Una soluzione di questi aspetti interpretativi fu individuata dopo una complessa trattativa che si sviluppò soprattutto nel Comitato Cottimi della Mirafiori Meccanica, probabilmente il punto più avanzato di contrattazione su questi problemi; dove fu sostanzialmente effettuato uno “scambio” tra l’interpretazione più “moderata” sulle saturazioni massime (cioè la saturazione massima si applicava ai tempi totali), con il diritto, da parte dei rappresentanti sindacali, ad acquisire la complessa strumentazione tecnica necessaria a controllare il bilanciamento delle prestazioni lavorative tra le varie postazioni di lavoro, in altre parole la distribuzione dei carichi di lavoro tra i singoli lavoratori posizionati alla linea di montaggio. Con il conseguente sviluppo della contrattazione sui bilanciamenti si affermò inevitabilmente il principio che la saturazione massima era individuale e non quella media, quindi la velocità della linea veniva tarata sui carichi di lavoro delle postazioni più saturate.

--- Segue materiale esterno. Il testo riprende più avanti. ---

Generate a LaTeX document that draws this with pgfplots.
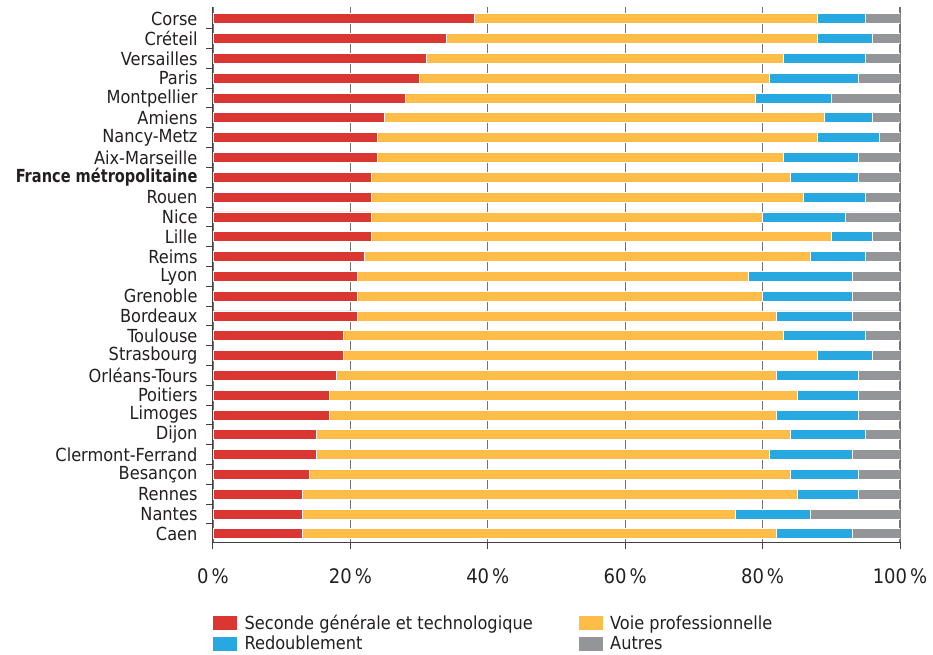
\documentclass[border=0pt]{standalone}
\usepackage{fontspec}
\setmainfont{DejaVu Sans Condensed}
\usepackage{graphicx}
\usepackage{pgfplots}
\usepackage{pgfplotstable}
\pgfplotsset{compat=1.18}
\definecolor{cred}{HTML}{DA3733}
\definecolor{cyel}{HTML}{FDBD48}
\definecolor{cblu}{HTML}{27A8E0}
\definecolor{cgry}{HTML}{939598}
\definecolor{ctxt}{HTML}{231F20}
\pgfplotstableread{
idx red yel blu gry
0 38 50 7 5
1 34 54 8 4
2 31 52 12 5
3 30 51 13 6
4 28 51 11 10
5 25 64 7 4
6 24 64 9 3
7 24 59 11 6
8 23 61 10 6
9 23 63 9 5
10 23 57 12 8
11 23 67 6 4
12 22 65 8 5
13 21 57 15 7
14 21 59 13 7
15 21 61 11 7
16 19 64 12 5
17 19 69 8 4
18 18 64 12 6
19 17 68 9 6
20 17 65 12 6
21 15 69 11 5
22 15 66 12 7
23 14 70 10 6
24 13 72 9 6
25 13 63 11 13
26 13 69 11 7
}\datatable
\begin{document}
\begin{tikzpicture}
\useasboundingbox (-213pt,-112pt) rectangle (720pt,542pt);
\begin{axis}[
  at={(0,0)}, anchor=south west,
  scale only axis, width=687pt, height=534.7pt,
  xbar stacked, bar width=10pt,
  xmin=0, xmax=100,
  ymin=-0.58, ymax=26.41, y dir=reverse,
  axis x line*=bottom, axis y line*=left,
  axis line style={color=ctxt!85, line width=1pt},
  xtick={0,20,40,60,80,100},
  xticklabels={0\hspace{3pt}\%,20\hspace{3pt}\%,40\hspace{3pt}\%,60\hspace{3pt}\%,80\hspace{3pt}\%,100\hspace{3pt}\%},
  xticklabel style={font=\fontsize{20}{23}\selectfont, text=ctxt, yshift=-16pt},
  tick align=outside,
  major tick length=7pt,
  tick style={color=ctxt!85, line width=1pt},
  xmajorgrids,
  grid style={color=black!55, line width=1.3pt},
  ytick={0.5,1.5,...,25.5},
  yticklabels={},
  extra y ticks={0,...,26},
  extra y tick labels={Corse,Créteil,Versailles,Paris,Montpellier,Amiens,Nancy-Metz,Aix-Marseille,\scalebox{0.9}[1]{\textbf{France métropolitaine}},Rouen,Nice,Lille,Reims,Lyon,Grenoble,Bordeaux,Toulouse,Strasbourg,Orléans-Tours,Poitiers,Limoges,Dijon,Clermont-Ferrand,Besançon,Rennes,Nantes,Caen},
  extra y tick style={major tick length=0pt, grid=none,
     yticklabel style={font=\fontsize{18}{20}\selectfont, text=ctxt, xshift=-12pt}},
  every axis plot/.append style={draw=white, line width=0.8pt},
  legend columns=2,
  legend cell align=left,
  legend image code/.code={\fill[#1,draw=none] (0pt,-7pt) rectangle (24pt,7pt); \path (29pt,0pt);},
  legend style={at={(0,0)}, anchor=north west, yshift=-71pt, xshift=0pt,
    draw=none, fill=none, inner sep=0pt,
    font=\fontsize{18}{20}\selectfont, text=ctxt,
    row sep=1pt,
    /tikz/every even column/.append style={column sep=44pt}},
]
\addplot[fill=cred] table[x=red, y=idx] {\datatable};
\addplot[fill=cyel] table[x=yel, y=idx] {\datatable};
\addplot[fill=cblu] table[x=blu, y=idx] {\datatable};
\addplot[fill=cgry] table[x=gry, y=idx] {\datatable};
\legend{Seconde générale et technologique, Voie professionnelle, Redoublement, Autres}
\end{axis}
\end{tikzpicture}
\end{document}
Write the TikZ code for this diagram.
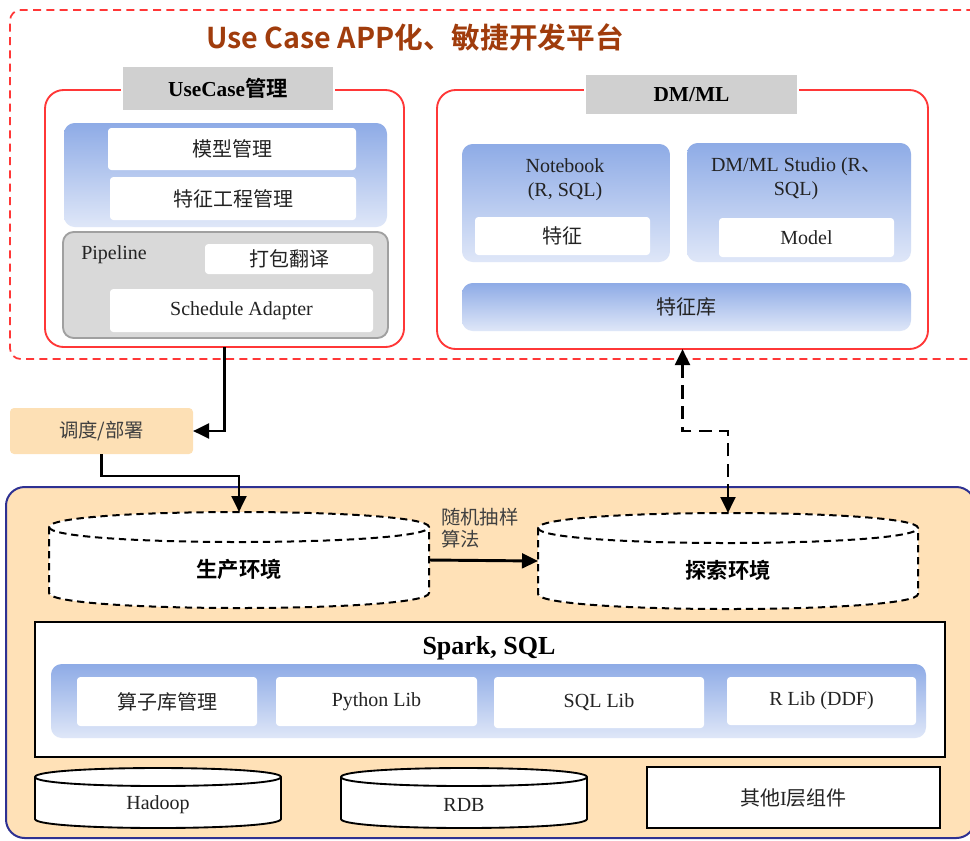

Un’altra contraddizione, che emerse in seguito, riguardava l’impossibilità materiale di applicare le saturazioni più elevate previste nell’accordo (87% e 88%); questo poiché in altre parti dell’accordo si stabiliva implicitamente, per un effetto concomitante derivante dalla pausa di 40 minuti e dai fattori di riposo applicati nelle linee di montaggio (minimamente il 5% – 6% dei tempi attivi), che la saturazione massima poteva essere solamente dell’86%, anche con cadenze superiori a 2 minuti.

Come si può osservare la fase applicativa rese evidente una certa approssimazione e anche impreparazione tecnica rispetto ai testi concordati, con importanti conseguenze sull’organizzazione lavorativa delle produzioni di serie. Nei fatti, la Fiat per anni aveva sostenuto il principio che le modalità di assegnazione dei tempi di lavoro non erano discutibili, perché frutto di una razionalità oggettiva: quando l’azienda fu costretta a contrattare questa materia emerse una certa incapacità tecnica ad affrontare il problema e la distanza tra le affermazioni di principio e la realtà concreta delle officine. In ogni caso le soluzioni che furono individuate rappresentarono una regolamentazione normativa sufficientemente coerente, anche perché erano costruite sulla base di una razionalità tecnica e non solamente sui rapporti di forza sindacali.

Un effetto diretto dell’accordo 5 agosto 1971 fu un incremento dell’occupazione nelle linee di montaggio, in conseguenza al maggior numero di lavoratori necessario per effettuare la produzione con le nuove norme su pause e saturazioni massime.

L’accordo del 1971 introduceva, di fatto, un aspetto del tutto nuovo nella complessa storia della Fiat: mentre, da un lato, operava una centralizzazione della contrattazione retributiva, ponendo definitivamente fine alla contrattazione delle varie indennità e paghe di posto o di mansione, che rimarranno congelate; dall’altro introduceva surrettiziamente la contrattazione a livello di reparto delle condizioni e dell’organizzazione del lavoro, determinando un’incisività sconosciuta nel passato per quanto riguarda un’area delicata delle scelte aziendali, quelle che attengono all’organizzazione del lavoro e alla possibilità di disporre della mano d’opera. Questo mutamento nelle condizioni di prescrizione e controllo della prestazione lavorativa sarà spesso definito “rigidità della forza-lavoro”. In realtà la prestazione di lavoro viene progressivamente sottoposta, con gli accordi del 1969 e del 1971, a delle regole precise, a fronte un totale arbitrio della fase precedente.

Nonostante questo evidente avanzamento sindacale, i giudizi furono tutt’altro che unanimi e positivi: da una parte alcuni gruppi extraparlamentari, come Lotta Continua, avevano ormai la prassi di definire come “accordi bidone” tutte le intese sindacali sottoscritte; dall’altra, non mancarono le accuse polemiche da parte dei militanti sindacali più radicali, soprattutto sui punti relativi ai diritti sindacali e alla struttura dei Comitati, per le evidenti implicazioni che queste strutture comportavano in termini di specializzazione e di diritto alla contrattazione. In generale era abbastanza diffusa la convinzione che la maggioranza del “Consiglione” di Mirafiori giudicasse negativamente l’intesa raggiunta; questo giudizio negativo non si trasformava in un’opposizione fattiva solamente per l’evidente debolezza nell’andamento degli scioperi.

La complessità dell’accordo richiese comunque una ulteriore intesa applicativa, stipulata l’anno successivo. L’accordo fu sottoscritto il , ma in realtà raccoglieva una serie di intese applicative su vari punti, concordate in date diverse nel corso dei primi mesi del 1972.